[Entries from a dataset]
** start **

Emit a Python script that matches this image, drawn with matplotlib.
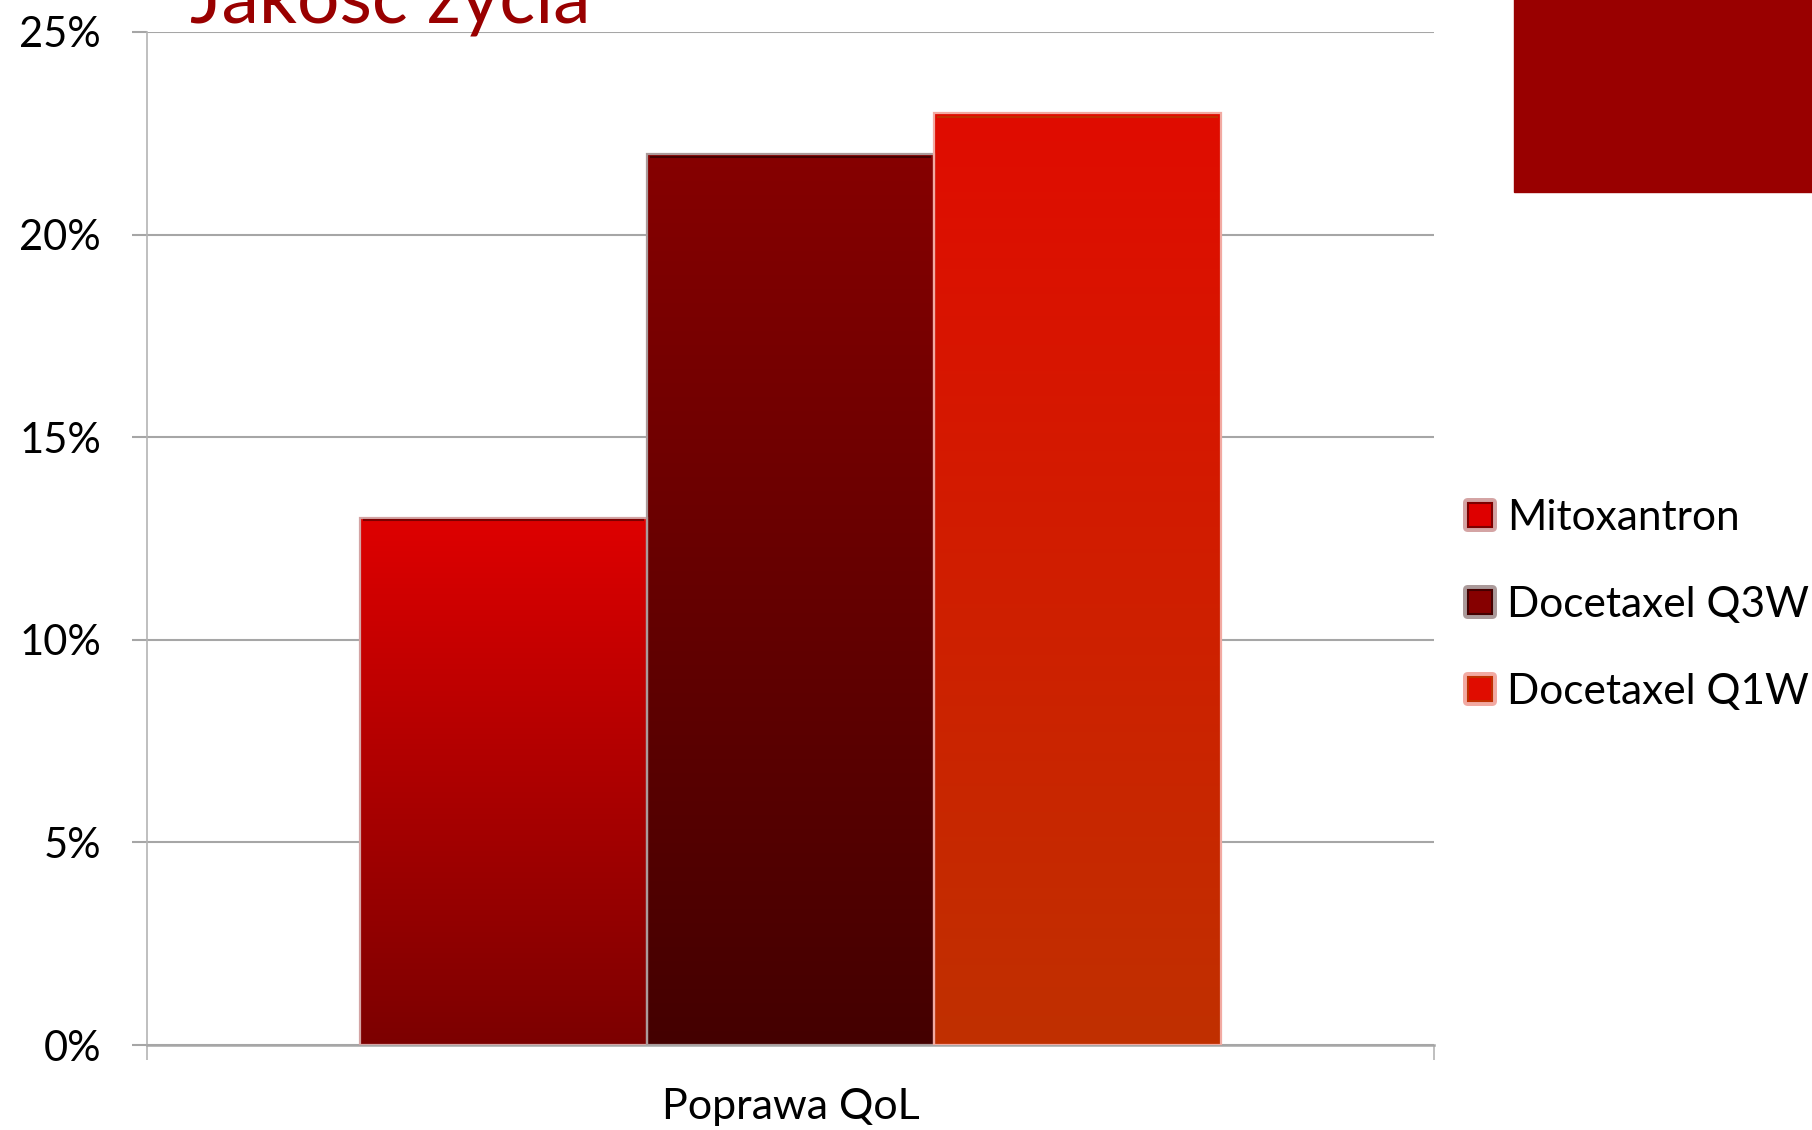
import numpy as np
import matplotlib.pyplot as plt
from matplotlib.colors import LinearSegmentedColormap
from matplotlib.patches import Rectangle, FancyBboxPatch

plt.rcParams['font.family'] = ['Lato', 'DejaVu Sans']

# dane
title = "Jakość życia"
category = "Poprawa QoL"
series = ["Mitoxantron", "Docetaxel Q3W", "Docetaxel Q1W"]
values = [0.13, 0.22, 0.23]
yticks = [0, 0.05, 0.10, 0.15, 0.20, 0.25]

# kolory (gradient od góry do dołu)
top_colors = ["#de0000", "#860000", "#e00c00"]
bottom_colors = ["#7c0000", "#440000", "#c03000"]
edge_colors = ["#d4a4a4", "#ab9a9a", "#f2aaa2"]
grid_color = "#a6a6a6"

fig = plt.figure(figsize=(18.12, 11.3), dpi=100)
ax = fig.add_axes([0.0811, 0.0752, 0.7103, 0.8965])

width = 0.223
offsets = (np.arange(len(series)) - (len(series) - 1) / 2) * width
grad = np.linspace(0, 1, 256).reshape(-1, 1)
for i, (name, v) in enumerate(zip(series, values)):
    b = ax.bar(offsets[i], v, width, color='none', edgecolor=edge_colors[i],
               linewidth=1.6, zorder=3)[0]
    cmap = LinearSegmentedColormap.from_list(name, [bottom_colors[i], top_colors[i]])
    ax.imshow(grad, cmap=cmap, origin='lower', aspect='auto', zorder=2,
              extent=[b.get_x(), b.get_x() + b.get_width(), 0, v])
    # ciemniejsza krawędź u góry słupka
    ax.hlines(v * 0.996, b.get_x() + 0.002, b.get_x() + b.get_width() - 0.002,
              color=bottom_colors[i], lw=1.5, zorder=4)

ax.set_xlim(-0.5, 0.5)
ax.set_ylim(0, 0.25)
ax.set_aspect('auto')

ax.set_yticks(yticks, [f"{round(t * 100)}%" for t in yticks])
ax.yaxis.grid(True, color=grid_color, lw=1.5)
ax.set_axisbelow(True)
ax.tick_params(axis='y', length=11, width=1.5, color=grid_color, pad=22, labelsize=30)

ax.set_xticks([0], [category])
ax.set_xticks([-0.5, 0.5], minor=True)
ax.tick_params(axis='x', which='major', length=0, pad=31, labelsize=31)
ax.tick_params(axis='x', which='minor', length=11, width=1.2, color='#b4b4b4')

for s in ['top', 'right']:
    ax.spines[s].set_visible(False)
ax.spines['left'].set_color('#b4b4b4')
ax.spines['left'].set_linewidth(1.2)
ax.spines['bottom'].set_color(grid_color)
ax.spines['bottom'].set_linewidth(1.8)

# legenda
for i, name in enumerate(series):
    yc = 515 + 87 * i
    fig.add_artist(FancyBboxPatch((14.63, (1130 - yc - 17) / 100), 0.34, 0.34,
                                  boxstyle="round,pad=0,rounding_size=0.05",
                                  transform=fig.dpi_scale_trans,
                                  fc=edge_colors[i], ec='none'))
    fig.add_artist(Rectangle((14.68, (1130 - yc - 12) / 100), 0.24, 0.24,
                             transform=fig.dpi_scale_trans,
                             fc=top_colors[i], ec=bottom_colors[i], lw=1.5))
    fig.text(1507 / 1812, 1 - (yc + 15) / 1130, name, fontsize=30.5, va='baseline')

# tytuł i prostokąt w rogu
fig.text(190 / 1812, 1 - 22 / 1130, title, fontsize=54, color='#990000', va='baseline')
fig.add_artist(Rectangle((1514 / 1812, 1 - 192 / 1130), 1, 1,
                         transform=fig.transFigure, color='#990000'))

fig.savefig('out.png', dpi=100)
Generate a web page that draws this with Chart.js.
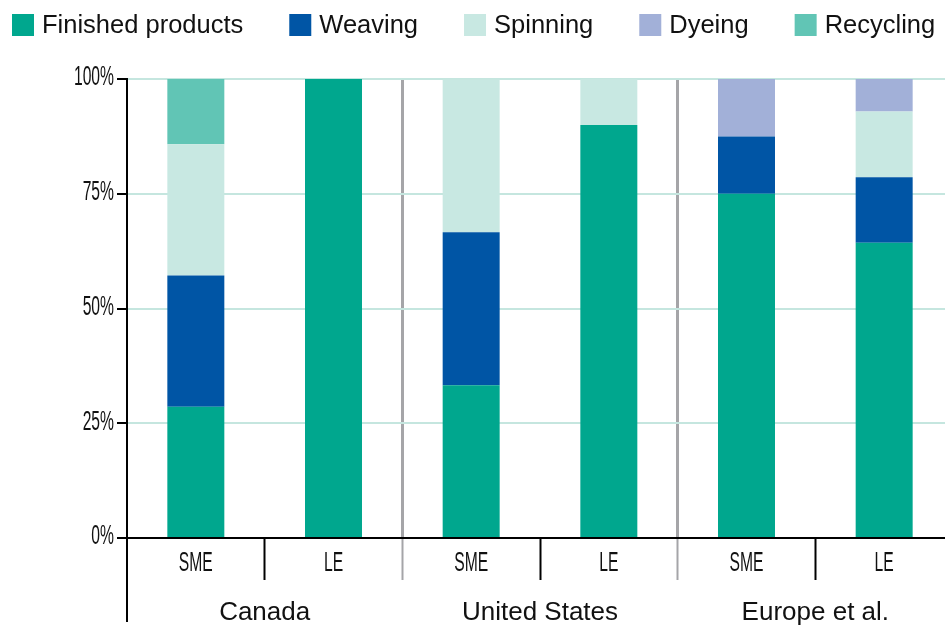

** end **

• Objective: Repeat, word for word and with no pictures, only the lines running from the beginning of the data to the line that contains "ax.set_aspect('auto')".

• Task result:
Emit a Python script that matches this image, drawn with matplotlib.
import numpy as np
import matplotlib.pyplot as plt
from matplotlib.colors import LinearSegmentedColormap
from matplotlib.patches import Rectangle, FancyBboxPatch

plt.rcParams['font.family'] = ['Lato', 'DejaVu Sans']

# dane
title = "Jakość życia"
category = "Poprawa QoL"
series = ["Mitoxantron", "Docetaxel Q3W", "Docetaxel Q1W"]
values = [0.13, 0.22, 0.23]
yticks = [0, 0.05, 0.10, 0.15, 0.20, 0.25]

# kolory (gradient od góry do dołu)
top_colors = ["#de0000", "#860000", "#e00c00"]
bottom_colors = ["#7c0000", "#440000", "#c03000"]
edge_colors = ["#d4a4a4", "#ab9a9a", "#f2aaa2"]
grid_color = "#a6a6a6"

fig = plt.figure(figsize=(18.12, 11.3), dpi=100)
ax = fig.add_axes([0.0811, 0.0752, 0.7103, 0.8965])

width = 0.223
offsets = (np.arange(len(series)) - (len(series) - 1) / 2) * width
grad = np.linspace(0, 1, 256).reshape(-1, 1)
for i, (name, v) in enumerate(zip(series, values)):
    b = ax.bar(offsets[i], v, width, color='none', edgecolor=edge_colors[i],
               linewidth=1.6, zorder=3)[0]
    cmap = LinearSegmentedColormap.from_list(name, [bottom_colors[i], top_colors[i]])
    ax.imshow(grad, cmap=cmap, origin='lower', aspect='auto', zorder=2,
              extent=[b.get_x(), b.get_x() + b.get_width(), 0, v])
    # ciemniejsza krawędź u góry słupka
    ax.hlines(v * 0.996, b.get_x() + 0.002, b.get_x() + b.get_width() - 0.002,
              color=bottom_colors[i], lw=1.5, zorder=4)

ax.set_xlim(-0.5, 0.5)
ax.set_ylim(0, 0.25)
ax.set_aspect('auto')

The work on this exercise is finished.